* Given task *
Omit any picture, and return the remaining data exactly as written.

* Source data *
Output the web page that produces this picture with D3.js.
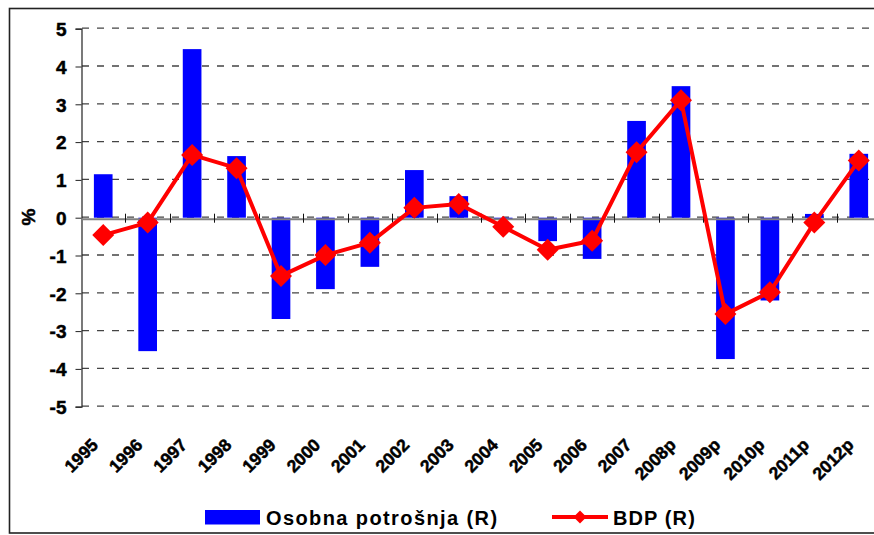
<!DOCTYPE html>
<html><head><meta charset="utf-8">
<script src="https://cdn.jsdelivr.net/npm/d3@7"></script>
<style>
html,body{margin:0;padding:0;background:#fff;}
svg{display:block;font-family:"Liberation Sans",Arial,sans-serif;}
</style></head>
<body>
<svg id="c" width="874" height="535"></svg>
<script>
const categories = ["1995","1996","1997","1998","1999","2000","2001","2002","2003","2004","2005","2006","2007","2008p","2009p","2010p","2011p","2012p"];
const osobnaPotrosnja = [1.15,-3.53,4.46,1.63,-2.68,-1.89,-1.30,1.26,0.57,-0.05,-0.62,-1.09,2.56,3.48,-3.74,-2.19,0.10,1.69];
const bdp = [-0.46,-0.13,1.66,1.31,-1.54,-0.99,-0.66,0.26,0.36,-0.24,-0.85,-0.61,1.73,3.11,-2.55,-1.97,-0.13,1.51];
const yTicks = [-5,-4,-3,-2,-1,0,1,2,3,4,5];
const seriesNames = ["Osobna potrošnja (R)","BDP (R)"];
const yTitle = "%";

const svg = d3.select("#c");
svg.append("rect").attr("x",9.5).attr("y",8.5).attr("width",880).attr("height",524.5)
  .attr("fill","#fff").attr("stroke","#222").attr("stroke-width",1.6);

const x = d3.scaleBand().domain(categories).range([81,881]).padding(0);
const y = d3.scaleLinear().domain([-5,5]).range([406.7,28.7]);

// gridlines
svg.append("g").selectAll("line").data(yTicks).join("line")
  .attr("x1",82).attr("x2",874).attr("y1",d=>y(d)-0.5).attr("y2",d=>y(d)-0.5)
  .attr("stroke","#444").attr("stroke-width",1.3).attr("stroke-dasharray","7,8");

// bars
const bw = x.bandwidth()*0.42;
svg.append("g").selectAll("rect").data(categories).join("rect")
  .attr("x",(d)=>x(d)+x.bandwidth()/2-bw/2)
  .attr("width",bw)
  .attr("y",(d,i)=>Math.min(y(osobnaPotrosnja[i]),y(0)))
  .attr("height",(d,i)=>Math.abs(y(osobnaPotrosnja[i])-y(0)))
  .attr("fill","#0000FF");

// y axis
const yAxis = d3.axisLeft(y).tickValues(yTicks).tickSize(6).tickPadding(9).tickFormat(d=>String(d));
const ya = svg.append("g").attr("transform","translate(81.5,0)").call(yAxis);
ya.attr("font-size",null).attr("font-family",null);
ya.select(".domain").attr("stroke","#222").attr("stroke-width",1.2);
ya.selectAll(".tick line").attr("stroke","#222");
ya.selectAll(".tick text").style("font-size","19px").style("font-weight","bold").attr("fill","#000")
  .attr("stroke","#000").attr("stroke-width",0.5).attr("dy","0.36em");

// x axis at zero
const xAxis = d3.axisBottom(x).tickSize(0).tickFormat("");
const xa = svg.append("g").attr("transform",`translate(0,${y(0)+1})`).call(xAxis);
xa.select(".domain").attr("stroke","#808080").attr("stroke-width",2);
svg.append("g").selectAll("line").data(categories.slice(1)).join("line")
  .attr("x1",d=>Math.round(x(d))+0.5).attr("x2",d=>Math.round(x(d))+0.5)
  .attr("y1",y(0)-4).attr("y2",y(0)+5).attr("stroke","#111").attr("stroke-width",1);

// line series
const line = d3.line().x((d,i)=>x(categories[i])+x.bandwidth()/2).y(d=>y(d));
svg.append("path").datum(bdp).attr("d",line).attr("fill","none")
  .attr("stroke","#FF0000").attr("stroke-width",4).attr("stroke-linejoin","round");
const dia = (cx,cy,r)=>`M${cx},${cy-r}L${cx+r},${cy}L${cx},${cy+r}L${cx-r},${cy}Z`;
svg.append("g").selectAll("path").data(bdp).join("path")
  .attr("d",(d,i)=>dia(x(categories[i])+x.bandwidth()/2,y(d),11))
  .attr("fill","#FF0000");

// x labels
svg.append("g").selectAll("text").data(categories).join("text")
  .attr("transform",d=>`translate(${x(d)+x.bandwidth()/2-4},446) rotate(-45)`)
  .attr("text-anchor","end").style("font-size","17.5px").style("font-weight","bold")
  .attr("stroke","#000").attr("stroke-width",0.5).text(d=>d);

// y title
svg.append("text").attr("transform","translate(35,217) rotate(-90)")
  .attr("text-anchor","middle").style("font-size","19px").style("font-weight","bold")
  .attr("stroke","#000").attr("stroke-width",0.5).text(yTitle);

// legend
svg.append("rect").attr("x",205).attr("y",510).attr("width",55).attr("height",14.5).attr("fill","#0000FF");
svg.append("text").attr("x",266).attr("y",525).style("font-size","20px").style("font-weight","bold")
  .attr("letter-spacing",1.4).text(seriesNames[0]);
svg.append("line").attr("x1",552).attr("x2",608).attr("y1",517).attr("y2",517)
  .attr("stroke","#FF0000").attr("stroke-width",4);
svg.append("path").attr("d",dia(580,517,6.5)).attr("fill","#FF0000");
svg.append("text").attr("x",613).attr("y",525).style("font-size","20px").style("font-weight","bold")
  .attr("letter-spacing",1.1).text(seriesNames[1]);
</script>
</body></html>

* Reply *
Output the web page that produces this picture with D3.js.
<!DOCTYPE html>
<html><head><meta charset="utf-8">
<script src="https://cdn.jsdelivr.net/npm/d3@7"></script>
<style>
html,body{margin:0;padding:0;background:#fff;}
svg{display:block;font-family:"Liberation Sans",Arial,sans-serif;}
</style></head>
<body>
<svg id="c" width="874" height="535"></svg>
<script>
const categories = ["1995","1996","1997","1998","1999","2000","2001","2002","2003","2004","2005","2006","2007","2008p","2009p","2010p","2011p","2012p"];
const osobnaPotrosnja = [1.15,-3.53,4.46,1.63,-2.68,-1.89,-1.30,1.26,0.57,-0.05,-0.62,-1.09,2.56,3.48,-3.74,-2.19,0.10,1.69];
const bdp = [-0.46,-0.13,1.66,1.31,-1.54,-0.99,-0.66,0.26,0.36,-0.24,-0.85,-0.61,1.73,3.11,-2.55,-1.97,-0.13,1.51];
const yTicks = [-5,-4,-3,-2,-1,0,1,2,3,4,5];
const seriesNames = ["Osobna potrošnja (R)","BDP (R)"];
const yTitle = "%";

const svg = d3.select("#c");
svg.append("rect").attr("x",9.5).attr("y",8.5).attr("width",880).attr("height",524.5)
  .attr("fill","#fff").attr("stroke","#222").attr("stroke-width",1.6);

const x = d3.scaleBand().domain(categories).range([81,881]).padding(0);
const y = d3.scaleLinear().domain([-5,5]).range([406.7,28.7]);

// gridlines
svg.append("g").selectAll("line").data(yTicks).join("line")
  .attr("x1",82).attr("x2",874).attr("y1",d=>y(d)-0.5).attr("y2",d=>y(d)-0.5)
  .attr("stroke","#444").attr("stroke-width",1.3).attr("stroke-dasharray","7,8");

// bars
const bw = x.bandwidth()*0.42;
svg.append("g").selectAll("rect").data(categories).join("rect")
  .attr("x",(d)=>x(d)+x.bandwidth()/2-bw/2)
  .attr("width",bw)
  .attr("y",(d,i)=>Math.min(y(osobnaPotrosnja[i]),y(0)))
  .attr("height",(d,i)=>Math.abs(y(osobnaPotrosnja[i])-y(0)))
  .attr("fill","#0000FF");

// y axis
const yAxis = d3.axisLeft(y).tickValues(yTicks).tickSize(6).tickPadding(9).tickFormat(d=>String(d));
const ya = svg.append("g").attr("transform","translate(81.5,0)").call(yAxis);
ya.attr("font-size",null).attr("font-family",null);
ya.select(".domain").attr("stroke","#222").attr("stroke-width",1.2);
ya.selectAll(".tick line").attr("stroke","#222");
ya.selectAll(".tick text").style("font-size","19px").style("font-weight","bold").attr("fill","#000")
  .attr("stroke","#000").attr("stroke-width",0.5).attr("dy","0.36em");

// x axis at zero
const xAxis = d3.axisBottom(x).tickSize(0).tickFormat("");
const xa = svg.append("g").attr("transform",`translate(0,${y(0)+1})`).call(xAxis);
xa.select(".domain").attr("stroke","#808080").attr("stroke-width",2);
svg.append("g").selectAll("line").data(categories.slice(1)).join("line")
  .attr("x1",d=>Math.round(x(d))+0.5).attr("x2",d=>Math.round(x(d))+0.5)
  .attr("y1",y(0)-4).attr("y2",y(0)+5).attr("stroke","#111").attr("stroke-width",1);

// line series
const line = d3.line().x((d,i)=>x(categories[i])+x.bandwidth()/2).y(d=>y(d));
svg.append("path").datum(bdp).attr("d",line).attr("fill","none")
  .attr("stroke","#FF0000").attr("stroke-width",4).attr("stroke-linejoin","round");
const dia = (cx,cy,r)=>`M${cx},${cy-r}L${cx+r},${cy}L${cx},${cy+r}L${cx-r},${cy}Z`;
svg.append("g").selectAll("path").data(bdp).join("path")
  .attr("d",(d,i)=>dia(x(categories[i])+x.bandwidth()/2,y(d),11))
  .attr("fill","#FF0000");

// x labels
svg.append("g").selectAll("text").data(categories).join("text")
  .attr("transform",d=>`translate(${x(d)+x.bandwidth()/2-4},446) rotate(-45)`)
  .attr("text-anchor","end").style("font-size","17.5px").style("font-weight","bold")
  .attr("stroke","#000").attr("stroke-width",0.5).text(d=>d);

// y title
svg.append("text").attr("transform","translate(35,217) rotate(-90)")
  .attr("text-anchor","middle").style("font-size","19px").style("font-weight","bold")
  .attr("stroke","#000").attr("stroke-width",0.5).text(yTitle);

// legend
svg.append("rect").attr("x",205).attr("y",510).attr("width",55).attr("height",14.5).attr("fill","#0000FF");
svg.append("text").attr("x",266).attr("y",525).style("font-size","20px").style("font-weight","bold")
  .attr("letter-spacing",1.4).text(seriesNames[0]);
svg.append("line").attr("x1",552).attr("x2",608).attr("y1",517).attr("y2",517)
  .attr("stroke","#FF0000").attr("stroke-width",4);
svg.append("path").attr("d",dia(580,517,6.5)).attr("fill","#FF0000");
svg.append("text").attr("x",613).attr("y",525).style("font-size","20px").style("font-weight","bold")
  .attr("letter-spacing",1.1).text(seriesNames[1]);
</script>
</body></html>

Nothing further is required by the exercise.